List each line in which the string "matplotlib" appears.

------------------------------

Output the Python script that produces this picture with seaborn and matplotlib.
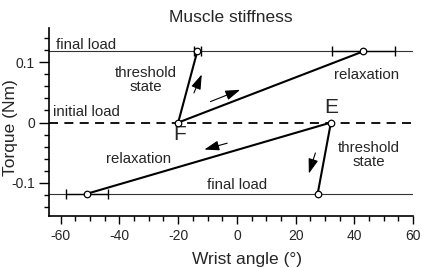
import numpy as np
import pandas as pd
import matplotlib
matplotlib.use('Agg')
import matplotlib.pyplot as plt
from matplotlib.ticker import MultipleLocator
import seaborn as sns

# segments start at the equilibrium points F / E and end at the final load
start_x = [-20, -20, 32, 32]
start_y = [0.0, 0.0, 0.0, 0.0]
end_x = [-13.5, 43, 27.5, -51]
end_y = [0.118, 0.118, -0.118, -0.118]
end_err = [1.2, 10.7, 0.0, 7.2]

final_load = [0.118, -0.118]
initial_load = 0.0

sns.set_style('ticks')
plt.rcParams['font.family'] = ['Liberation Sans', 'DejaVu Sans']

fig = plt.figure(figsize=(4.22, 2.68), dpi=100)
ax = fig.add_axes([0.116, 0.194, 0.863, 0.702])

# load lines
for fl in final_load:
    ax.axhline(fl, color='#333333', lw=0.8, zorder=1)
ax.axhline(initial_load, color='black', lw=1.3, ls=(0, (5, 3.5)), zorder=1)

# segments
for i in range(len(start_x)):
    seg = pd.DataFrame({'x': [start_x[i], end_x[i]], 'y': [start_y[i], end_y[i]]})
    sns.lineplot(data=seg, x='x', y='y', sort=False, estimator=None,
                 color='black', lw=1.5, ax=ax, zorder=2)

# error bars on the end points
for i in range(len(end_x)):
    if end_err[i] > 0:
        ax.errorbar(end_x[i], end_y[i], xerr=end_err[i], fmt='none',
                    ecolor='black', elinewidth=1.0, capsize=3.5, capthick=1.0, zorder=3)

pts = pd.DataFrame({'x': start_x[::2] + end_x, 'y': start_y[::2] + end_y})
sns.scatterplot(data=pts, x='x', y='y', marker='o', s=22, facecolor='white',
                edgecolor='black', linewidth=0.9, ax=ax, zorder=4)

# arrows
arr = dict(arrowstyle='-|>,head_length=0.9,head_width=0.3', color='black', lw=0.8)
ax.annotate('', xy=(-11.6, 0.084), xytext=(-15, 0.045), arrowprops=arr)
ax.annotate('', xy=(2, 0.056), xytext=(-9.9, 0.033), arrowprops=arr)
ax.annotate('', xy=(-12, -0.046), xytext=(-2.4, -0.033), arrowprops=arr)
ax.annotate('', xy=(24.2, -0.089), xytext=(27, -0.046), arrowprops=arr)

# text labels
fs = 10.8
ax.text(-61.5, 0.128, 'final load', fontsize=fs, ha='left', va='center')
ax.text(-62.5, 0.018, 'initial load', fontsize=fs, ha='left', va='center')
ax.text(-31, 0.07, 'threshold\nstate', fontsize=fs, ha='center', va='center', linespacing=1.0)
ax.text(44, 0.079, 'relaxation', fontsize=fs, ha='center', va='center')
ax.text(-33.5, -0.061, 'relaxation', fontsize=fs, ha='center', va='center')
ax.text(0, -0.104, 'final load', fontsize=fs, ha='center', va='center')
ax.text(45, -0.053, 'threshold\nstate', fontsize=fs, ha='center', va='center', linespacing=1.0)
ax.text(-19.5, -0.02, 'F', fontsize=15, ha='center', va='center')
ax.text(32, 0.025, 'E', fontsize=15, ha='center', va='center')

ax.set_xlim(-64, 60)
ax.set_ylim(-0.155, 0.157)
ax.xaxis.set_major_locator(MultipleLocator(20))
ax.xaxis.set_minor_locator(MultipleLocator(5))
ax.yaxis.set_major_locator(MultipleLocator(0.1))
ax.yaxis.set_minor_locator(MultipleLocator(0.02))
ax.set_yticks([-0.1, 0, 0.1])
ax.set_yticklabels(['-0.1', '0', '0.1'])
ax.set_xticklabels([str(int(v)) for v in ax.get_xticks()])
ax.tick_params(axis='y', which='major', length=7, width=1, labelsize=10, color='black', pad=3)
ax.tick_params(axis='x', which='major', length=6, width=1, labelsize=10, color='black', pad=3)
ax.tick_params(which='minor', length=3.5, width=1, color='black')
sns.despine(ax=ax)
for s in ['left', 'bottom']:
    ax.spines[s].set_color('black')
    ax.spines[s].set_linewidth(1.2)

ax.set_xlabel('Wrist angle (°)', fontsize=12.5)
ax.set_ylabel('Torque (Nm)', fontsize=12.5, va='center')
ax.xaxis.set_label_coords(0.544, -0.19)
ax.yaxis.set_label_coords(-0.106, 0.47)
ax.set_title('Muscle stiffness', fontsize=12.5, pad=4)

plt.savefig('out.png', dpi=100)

------------------------------

Solved exercise:
Output the Python script that produces this picture with seaborn and matplotlib.
import matplotlib
matplotlib.use('Agg')
import matplotlib.pyplot as plt
from matplotlib.ticker import MultipleLocator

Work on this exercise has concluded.